Sep 29 2017   11:42AM GMT

Saving The World From Software

Justin Rohrman Justin Rohrman Profile: Justin Rohrman

Tags:
Agile
Software development

We seem to have gone from software is eating the world to being terrified of being eaten. As if software were a tiger in a pen at the zoo just waiting for someone to fall in and be devoured. The author of this article on The Atlantic thinks engineers need to start thinking about saving the world from software.

The author is a journalist and recalls several important software problems — Therac-25, recent hacking of car software allowing the hacker to take control,  911 system failures. There is a lot of strange things to unpack about what is wrong with software (developers not prototyping their code first) and how to fix it (developers go extinct and software is made through WYSIWIG editors). I want to add a dash of realism to the argument that is actually based in industry experience.

The first programming languages appeared some time around the 1950s. Doing some math, that means software has only existed for 67 years. I started working in software around 2005. The industry was nearing the end of the waterfall craze at that point in time. When we shipped new software to customer, it was actually shipped, or delivered by one of our implementations people, on a disk of some sort. We weren’t shipping very often back then, maybe 3 or 4 times a year, max. Today, I see companies (yes, this is an extreme example) delivering software hundreds of times every day. Instead of having managed server farms on site to host that software, customers open a web browser, navigate to a URL, and log in. How much has medicine, or bridge building, or architecture changed in the past 15 years? Probably not that much.

software is eating the world

The change it takes to go from delivering every few months to daily is massive. This isn’t just a technology stack problem where we went from directly managing memory to abstracting nearly everything away, and from actual hardware to virtual everything. There was also a massive shift in mentality. Early software development was focused on the idea that getting everything specified up front resulted in better software. Today people like the idea that we probably shouldn’t define things at the point when we know the least about what the customer wants.
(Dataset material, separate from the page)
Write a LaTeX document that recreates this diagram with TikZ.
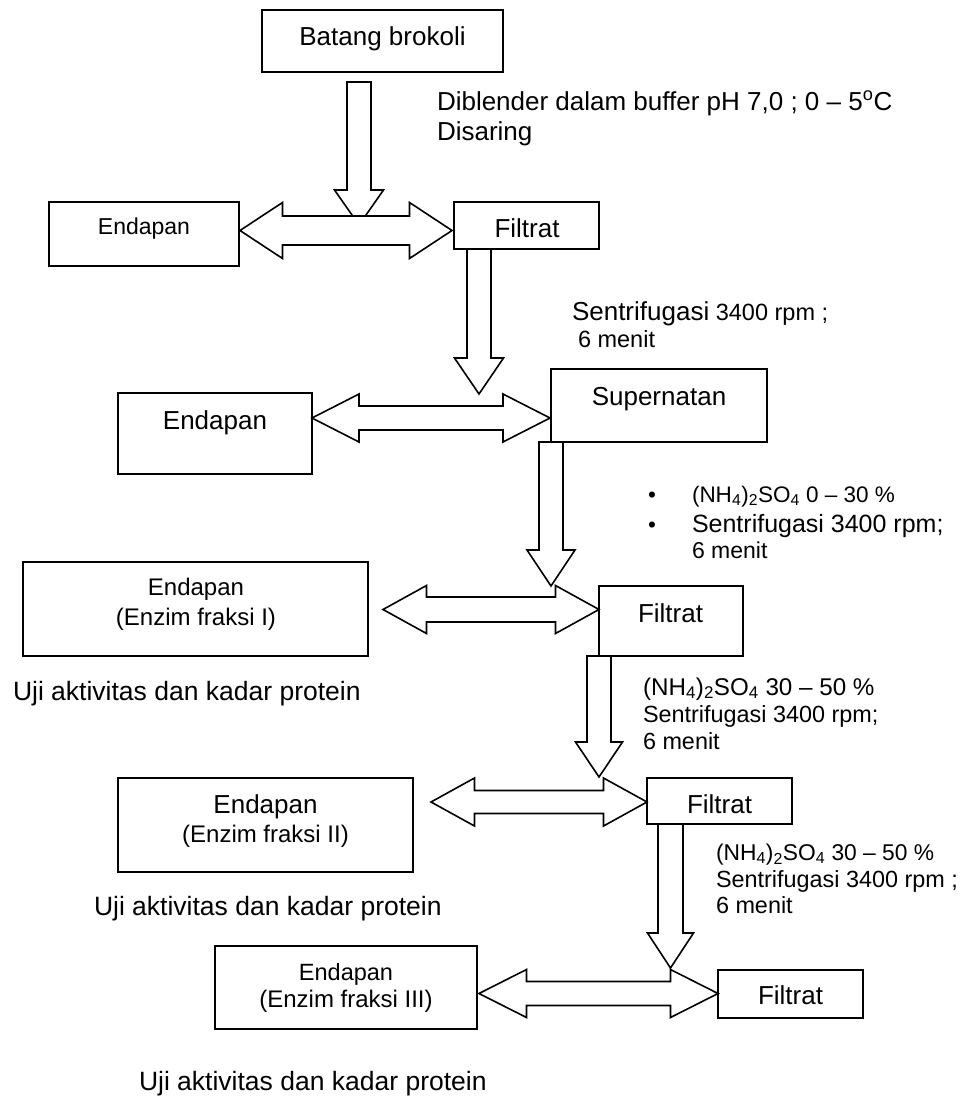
\documentclass[tikz,border=0pt]{standalone}
\usepackage{fontspec}
\setmainfont{Liberation Sans}
\usetikzlibrary{calc,fit}
\newcommand\fsz[1]{\fontsize{#1}{30}\selectfont}
\newcommand\mybox[5]{\coordinate (#1-nw) at (#2,#3); \coordinate (#1-se) at (#4,#5); \node[boxst, fit=(#1-nw)(#1-se)] (#1) {};}
% vertical block arrow: #1 start (top centre), #2 tip, #3 head length, #4 shaft half width, #5 head half width
\newcommand\vblock[5]{\draw[blk] ($(#1)+(-#4,0)$) -- ($(#2)+(-#4,-#3)$) -- ($(#2)+(-#5,-#3)$) -- (#2) -- ($(#2)+(#5,-#3)$) -- ($(#2)+(#4,-#3)$) -- ($(#1)+(#4,0)$) -- cycle;}
% double block arrow: #1 left tip, #2 right tip, #3 head length, #4 shaft half width, #5 head half width
\newcommand\hblock[5]{\draw[blk] (#1) -- ($(#1)+(#3,-#5)$) -- ($(#1)+(#3,-#4)$) -- ($(#2)+(-#3,-#4)$) -- ($(#2)+(-#3,-#5)$) -- (#2) -- ($(#2)+(-#3,#5)$) -- ($(#2)+(-#3,#4)$) -- ($(#1)+(#3,#4)$) -- ($(#1)+(#3,#5)$) -- cycle;}
\tikzset{
  boxst/.style={draw=black, line width=1.6pt, fill=white, inner sep=0pt, outer sep=0pt},
  blk/.style={draw=black, line width=1.6pt, fill=white, line join=miter},
  tx/.style={inner sep=0pt, outer sep=0pt, anchor=base west, text=black},
  tc/.style={inner sep=0pt, outer sep=0pt, anchor=base, text=black},
}
\begin{document}
\begin{tikzpicture}[x=1pt, y=-1pt]
\fill[white] (0,0) rectangle (967,1100);
\useasboundingbox (0,0) rectangle (967,1100);

% boxes
\mybox{batang}{262}{10}{503}{72}
\mybox{e1}{49}{202}{239}{266}
\mybox{f1}{454}{202}{599}{249}
\mybox{e2}{118}{393}{312}{474}
\mybox{sup}{551}{369}{767}{442}
\mybox{e3}{23}{562}{368}{656}
\mybox{f3}{599}{586}{743}{656}
\mybox{e4}{118}{778}{413}{872}
\mybox{f4}{647}{778}{792}{824}
\mybox{e5}{215}{946}{477}{1029}
\mybox{f5}{718}{970}{863}{1018}

% box texts
\node[tc, font=\fsz{26}] (tbat) at (382.5,45) {Batang brokoli};
\node[tc, font=\fsz{23}] (te1) at (144,234) {Endapan};
\node[tc, font=\fsz{26}] (tf1) at (527,237) {Filtrat};
\node[tc, font=\fsz{26}] (te2) at (215,429) {Endapan};
\node[tc, font=\fsz{26}] (tsup) at (659,405) {Supernatan};
\node[tc, font=\fsz{24}] (te3a) at (196,595) {Endapan};
\node[tc, font=\fsz{24}] (te3b) at (196,625) {(Enzim fraksi I)};
\node[tc, font=\fsz{26}] (tf3) at (670.5,622) {Filtrat};
\node[tc, font=\fsz{26}] (te4a) at (265.5,813) {Endapan};
\node[tc, font=\fsz{24}] (te4b) at (265.5,842) {(Enzim fraksi II)};
\node[tc, font=\fsz{26}] (tf4) at (719.5,813) {Filtrat};
\node[tc, font=\fsz{23.5}] (te5a) at (346,980) {Endapan};
\node[tc, font=\fsz{24}] (te5b) at (346,1007) {(Enzim fraksi III)};
\node[tc, font=\fsz{26}] (tf5) at (790.5,1004) {Filtrat};

% process texts
\node[tx, font=\fsz{26}] (p0a) at (437,110) {Diblender dalam buffer pH 7,0 ; 0 – 5\textsuperscript{o}C};
\node[tx, font=\fsz{26}] (p0b) at (437,140) {Disaring};

\node[tx, font=\fsz{26}] (p1a) at (572,320) {Sentrifugasi{\fsz{23.5} 3400 rpm ;}};
\node[tx, font=\fsz{23.5}] (p1b) at (578,347) {6 menit};

\node[tc, font=\fsz{22.5}] (bul1) at (652,502) {•};
\node[tc, font=\fsz{22.5}] (bul2) at (652,532) {•};
\node[tx, font=\fsz{22.5}] (p2a) at (692,502) {(NH\textsubscript{4})\textsubscript{2}SO\textsubscript{4} 0 – 30 \%};
\node[tx, font=\fsz{25}] (p2b) at (692,532) {Sentrifugasi 3400 rpm;};
\node[tx, font=\fsz{23}] (p2c) at (692,558) {6 menit};

\node[tx, font=\fsz{24.2}] (p3a) at (643,695) {(NH\textsubscript{4})\textsubscript{2}SO\textsubscript{4} 30 – 50 \%};
\node[tx, font=\fsz{23.4}] (p3b) at (643,722) {Sentrifugasi 3400 rpm;};
\node[tx, font=\fsz{23.4}] (p3c) at (643,749) {6 menit};

\node[tx, font=\fsz{22.8}] (p4a) at (716,860) {(NH\textsubscript{4})\textsubscript{2}SO\textsubscript{4} 30 – 50 \%};
\node[tx, font=\fsz{23.4}] (p4b) at (716,887) {Sentrifugasi 3400 rpm ;};
\node[tx, font=\fsz{23.4}] (p4c) at (716,913) {6 menit};

\node[tx, font=\fsz{26.5}] (u1) at (13,700) {Uji aktivitas dan kadar protein};
\node[tx, font=\fsz{26.5}] (u2) at (94,915) {Uji aktivitas dan kadar protein};
\node[tx, font=\fsz{26.5}] (u3) at (139,1090) {Uji aktivitas dan kadar protein};

% arrow end points
\coordinate (v1s) at (359,82);   \coordinate (v1t) at (359,225);
\coordinate (v2s) at (479,249);  \coordinate (v2t) at (479,394);
\coordinate (v3s) at (551,442);  \coordinate (v3t) at (551,586);
\coordinate (v4s) at (599,656);  \coordinate (v4t) at (599,777);
\coordinate (v5s) at (670.5,824); \coordinate (v5t) at (670.5,968);

\coordinate (h1l) at (240,230.5); \coordinate (h1r) at (452,230.5);
\coordinate (h2l) at (312,418);   \coordinate (h2r) at (550,418);
\coordinate (h3l) at (383,609.5); \coordinate (h3r) at (599,609.5);
\coordinate (h4l) at (431,802);   \coordinate (h4r) at (647,802);
\coordinate (h5l) at (479,993.5); \coordinate (h5r) at (718,993.5);

% downward block arrows
\vblock{v1s}{v1t}{35}{12}{24.5}
\vblock{v2s}{v2t}{36}{12}{24.5}
\vblock{v3s}{v3t}{36}{12}{24}
\vblock{v4s}{v4t}{35}{12}{23.5}
\vblock{v5s}{v5t}{35}{12.5}{23}

% double block arrows
\hblock{h1l}{h1r}{42.5}{14.5}{28}
\hblock{h2l}{h2r}{47}{12}{24}
\hblock{h3l}{h3r}{43.5}{12.5}{24}
\hblock{h4l}{h4r}{43.5}{11.5}{24}
\hblock{h5l}{h5r}{47.5}{12}{24}
\end{tikzpicture}
\end{document}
Software development has been undergoing radical changes, like the earth during it’s formation, for the past 50 years. And this has probably become increasingly faster (worse?) in the past 20 years. Our main problem isn’t that developers aren’t prototyping, or there isn’t enough regulation around automotive software, or that a developer didn’t make a variable big enough causing a system shutdown. Our problem is just that we are young as an industry and still figuring this thing out.

Meanwhile, the VCs funding these companies keep pumping quarters into the slot machine hoping to hit a jackpot. They understandably are interested in products that can be sold, not talks on craftsmanship.

The author of this article mentions that the main goal of developers today should be writing software that writes software. Basically, automating themselves out of a job. This isn’t going to happen any more than bridges will start building other bridges. Software is definitely eating the world. Hopefully our methods of making it will mature enough in the future to reduce some risk. The world doesn’t need to be saved from software, but we do need to be very careful that there isn’t too much damage done while we figure out what we are doing.